If it didnt add anything significant it wouldn't be recommended practice."

That's not precisely what I said, I asked specifically about forward hashing complexity. I did edit my post by adding "time" in parens, but I guess it was too late.


I'd like to enter into evidence the following PHP example (apologize in advance for formatting bugs):

function NullHash($password, $salt) {
return $salt.$password.$salt;
}
function Unsalted($password, $salt) {
return hash('sha256', $password);
}
function SimpleSalt($password, $salt) {
return hash('sha256', $salt.$password.$salt);
}

function HMACSalt($password, $salt) {
return hash_hmac('sha256', $password, $salt);
}


function RunTest($function, $name) {
$password = 'superbadass';
$salt = 'kk222929';
$time = microtime(true);
for($i=0; $i<1000000; $i++) {
$function($password, $salt);
}
$time = microtime(true) - $time;

printf(" %10s %10.3s\n",$name,$time);
}

for($trial=0; $trial<3; $trial++) {
print "\nTrial $trial\n";
RunTest(NullHash, 'NullHash');
RunTest(Unsalted, 'Unsalted');
RunTest(SimpleSalt, 'SimpleSalt');
RunTest(HMACSalt, 'HMACSalt');
}




The output for me is as follows:

Trial 2
NullHash 0.7
Unsalted 1.9
SimpleSalt 2.1
HMACSalt 4.4


Now, PHP is a terrible choice for doing this sort of benchmark due to high string overhead. But the prototype was quick and I believe my point stands.

The unsalted and simple salt algorithms have nearly the same forward hashing performance. The HMAC algorithm (which calls the sha hash twice under the hood) is slower by roughly a factor of two.

This shows that forward hashing is not significantly affected by adding salt. If you buy all this, then the answer to my second assertion is true.

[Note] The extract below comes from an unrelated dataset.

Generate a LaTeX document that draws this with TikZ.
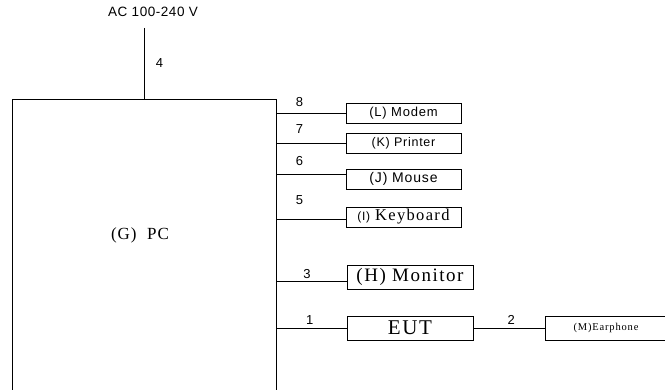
\documentclass[tikz,border=0pt]{standalone}
\usepackage{fontspec}
\setmainfont{Liberation Serif}
\setsansfont{Liberation Sans}
\usetikzlibrary{positioning}

% spaced fonts: size, letter spacing
\newcommand\sfsp[2]{\sffamily\fontsize{#1}{#1}\selectfont\addfontfeature{LetterSpace=#2}}
\newcommand\rmsp[2]{\rmfamily\fontsize{#1}{#1}\selectfont\addfontfeature{LetterSpace=#2}}

\begin{document}
\begin{tikzpicture}[x=1pt, y=-1pt, line width=0.9pt,
  dev/.style={draw,inner sep=0pt,minimum width=115pt,minimum height=20pt},
  bigdev/.style={dev,minimum width=126pt,minimum height=24pt},
  num/.style={font=\sfsp{13}{0},inner sep=0pt}]
\useasboundingbox (0,0) rectangle (665,390);

% the PC and its supply
\node[draw,inner sep=0pt,minimum width=264pt,minimum height=295pt] (pc) at (144.5,246.5) {};
\node[font=\rmsp{17}{6}] (pcname) at (140,235) {(G)\ \ PC};
\coordinate (acin) at (144.5,28);
\node[font=\sfsp{13.5}{4},anchor=south] (ac) at (153,20) {AC 100-240 V};
\draw (acin) -- node[num,right=11pt]{4} (pc.north);

% devices on the right
\node[dev,font=\sfsp{13}{6}] (modem) at (403.5,113.5) {(L) Modem\hspace{10pt}};
\node[dev,font=\sfsp{12.5}{6}] (printer) at (403.5,143) {(K) Printer};
\node[dev,font=\sfsp{14}{6}] (mouse) at (403.5,179) {(J) Mouse};
\node[dev] (keyboard) at (403.5,217) {{\sfsp{12}{6}(I)}\ \ {\rmsp{16.5}{8}Keyboard}};
\node[bigdev,font=\rmsp{19}{8}] (monitor) at (410,277) {(H) Monitor};
\node[bigdev,font=\rmsp{21}{8}] (eut) at (410,328) {EUT};
\node[dev,minimum width=122pt,minimum height=24pt,font=\rmsp{10.5}{8}] (earphone) at (606,328) {(M)Earphone\hspace{12pt}};
\coordinate (mousein) at ([yshift=5pt]mouse.west);
\coordinate (kbdin) at ([yshift=-2pt]keyboard.west);
\coordinate (monin) at ([yshift=-4pt]monitor.west);

% cables
\draw (pc.east |- modem.west) -- node[num,pos=.33,above=6pt]{8} (modem.west);
\draw (pc.east |- printer.west) -- node[num,pos=.33,above=9pt]{7} (printer.west);
\draw (pc.east |- mousein) -- node[num,pos=.33,above=8pt]{6} (mousein);
\draw (pc.east |- kbdin) -- node[num,pos=.33,above=14pt]{5} (kbdin);
\draw (pc.east |- monin) -- node[num,pos=.43,above=2pt]{3} (monin);
\draw (pc.east |- eut.west) -- node[num,pos=.47,above=3pt]{1} (eut.west);
\draw (eut) -- node[num,pos=.53,above=3pt]{2} (earphone);
\end{tikzpicture}
\end{document}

"True but you would need one rainbow table for each possible salt. The longer the salt, the more tables needed. This is why salting defeats rainbow tables in practice."

I wasn't really talking about "rainbow tables" specifically, I was talking about indexes like the one in the link I provided.

A rainbow table discards information in a time/space tradeoff and is therefor a subset of a more complete index. Whether or not they are effected by salt probably depends on the salting algorithm and the way in which the rainbow tables are generated. But this does not affect a dictionary permutation attack.

Soulbender,

I did some research on bcrypt. I guess I should have realized that you were talking about a replacement for the original unix crypt, which is surprisingly still very common.

bcrypt is designed to impede brute force scanning by slowing down forward hash computation. It also uses a large salt size, unlike crypt which is embarrassingly small with only 4096 possibilities.

http://www.openbsd.org/papers/bcrypt-paper.ps
"Bcrypt uses a 128bit salt and encrypts a 192bit magic value. It takes advantage of the expensive key setup in eksblowfish"

It repeatedly encrypts the cleartext 64 times and has a specifiable cost parameter to slow down the hashing further.

Along the way I came across another "scrypt" which is said to be better than bcrypt on account of being not only computationally intense, but also by having much higher ram/state requirements. This is said to make custom ASIC processor design that much more difficult, since these often have limited states.

I think both of these would be fine for password hashing.

I still consider H(salt+password) to be vulnerable against moderately resourceful attackers since forward hashing is way too quick.